Big Data 135 - ClickHouse Cluster Connectivity Self-Check & Data Types Guide | Run ON CLUSTER in 10 Minutes
TL;DR
- Scenario: Three-node cluster already installed, how to verify connectivity/replication/sharding/distributed query are all normal within 10 minutes?
- Conclusion: Following SOP in this article, one script runs through connectivity check → create ReplicatedMergeTree/Distributed → cross-shard write/read stress test.

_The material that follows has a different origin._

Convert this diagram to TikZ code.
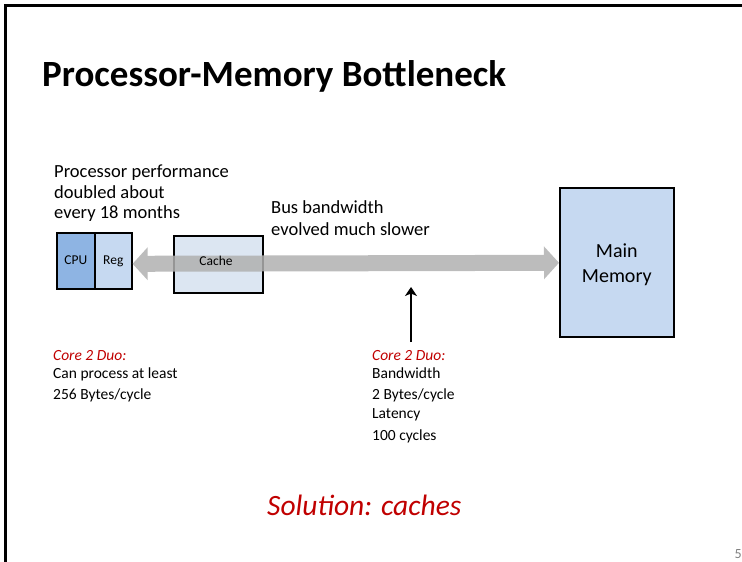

- Output: cluster_check.sql (system table check), ddl_on_cluster.sql (create table), mini_bench.sql (stress test).
Version Matrix
| Component | Verified | Note |
|---|---|---|
| ClickHouse | 24.x/25.x | Native port 9000 (native), HTTP 8123 |
| OS | Ubuntu 22.04/24.04 | Either works |
| Coordination Service | ClickHouse Keeper/ZooKeeper | Correctly configured macros {shard}/{replica} |
| Cluster Name | perftest_3shards_1replicas | Consistent with config.xml |
Minimum Runnable Example
-- Connect to any node (change to your host/port/password)
clickhouse-client-m \
--host <node1> --port 9000 \
--user <user> --password <password>
-- 1) Cluster view should return 3 rows (3 shards × 1 replica)
SELECT cluster, shard_num, replica_num, host_name, host_address, port
FROM system.clusters
WHERE cluster = 'perftest_3shards_1replicas'
ORDER BY shard_num, replica_num;
-- 2) Basic connectivity (each node reports itself)
SELECT hostName() AS node, version() AS ch_version;
-- 3) Replicated table & distributed table (create on entire cluster at once)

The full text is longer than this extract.